§ DIRECTIONS FOR THIS TASK
Take every line that has the string "matplotlib" and copy it out.
┌────────
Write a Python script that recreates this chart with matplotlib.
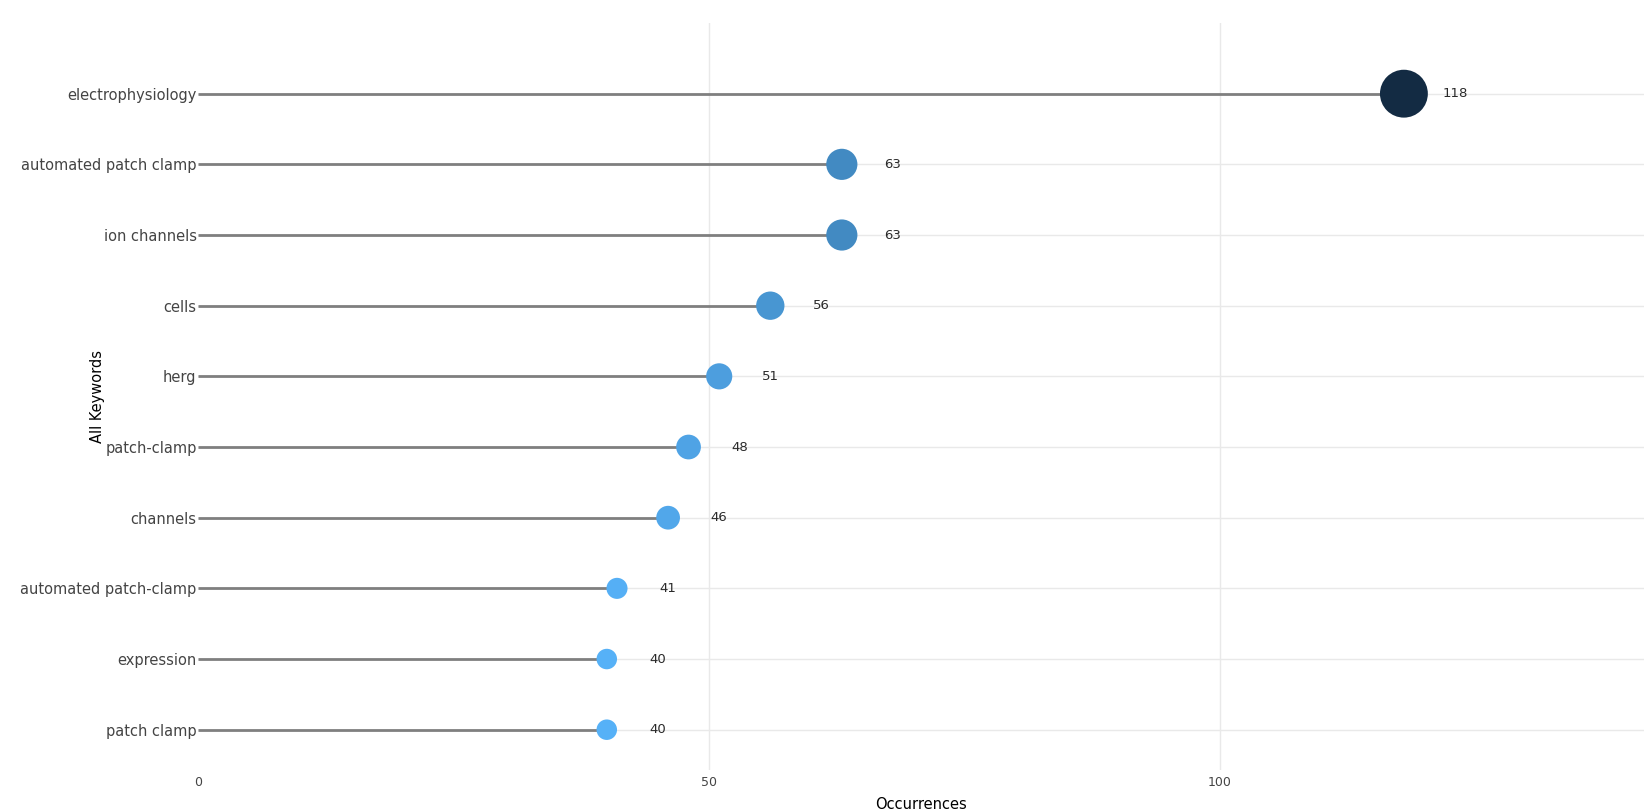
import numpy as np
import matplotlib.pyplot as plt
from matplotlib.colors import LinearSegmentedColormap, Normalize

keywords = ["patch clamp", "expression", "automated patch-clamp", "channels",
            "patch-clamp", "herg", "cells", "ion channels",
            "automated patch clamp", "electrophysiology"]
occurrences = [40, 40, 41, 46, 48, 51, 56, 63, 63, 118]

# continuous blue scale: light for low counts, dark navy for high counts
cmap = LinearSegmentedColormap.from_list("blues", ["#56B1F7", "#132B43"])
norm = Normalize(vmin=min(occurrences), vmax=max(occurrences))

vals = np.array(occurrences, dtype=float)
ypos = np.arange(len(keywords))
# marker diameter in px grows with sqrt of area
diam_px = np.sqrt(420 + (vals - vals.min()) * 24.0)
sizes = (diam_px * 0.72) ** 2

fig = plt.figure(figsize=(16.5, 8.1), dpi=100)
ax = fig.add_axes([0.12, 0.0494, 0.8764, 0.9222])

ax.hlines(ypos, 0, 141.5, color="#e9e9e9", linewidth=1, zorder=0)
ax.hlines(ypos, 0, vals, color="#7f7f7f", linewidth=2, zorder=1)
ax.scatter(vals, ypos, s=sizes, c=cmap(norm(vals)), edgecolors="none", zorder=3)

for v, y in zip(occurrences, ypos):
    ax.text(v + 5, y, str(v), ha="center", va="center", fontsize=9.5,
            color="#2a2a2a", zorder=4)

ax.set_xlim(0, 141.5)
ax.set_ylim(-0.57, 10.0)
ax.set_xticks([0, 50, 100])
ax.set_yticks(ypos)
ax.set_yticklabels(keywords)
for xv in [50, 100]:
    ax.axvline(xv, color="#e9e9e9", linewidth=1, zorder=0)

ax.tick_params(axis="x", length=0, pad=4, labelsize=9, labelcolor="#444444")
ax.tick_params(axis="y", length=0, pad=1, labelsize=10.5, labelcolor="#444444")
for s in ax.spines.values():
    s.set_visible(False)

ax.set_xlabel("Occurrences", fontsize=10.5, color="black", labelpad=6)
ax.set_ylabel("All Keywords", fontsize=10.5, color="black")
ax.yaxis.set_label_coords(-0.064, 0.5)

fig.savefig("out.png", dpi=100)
└────────
§ FINISHED EXERCISE
Write a Python script that recreates this chart with matplotlib.
import matplotlib.pyplot as plt
from matplotlib.colors import LinearSegmentedColormap, Normalize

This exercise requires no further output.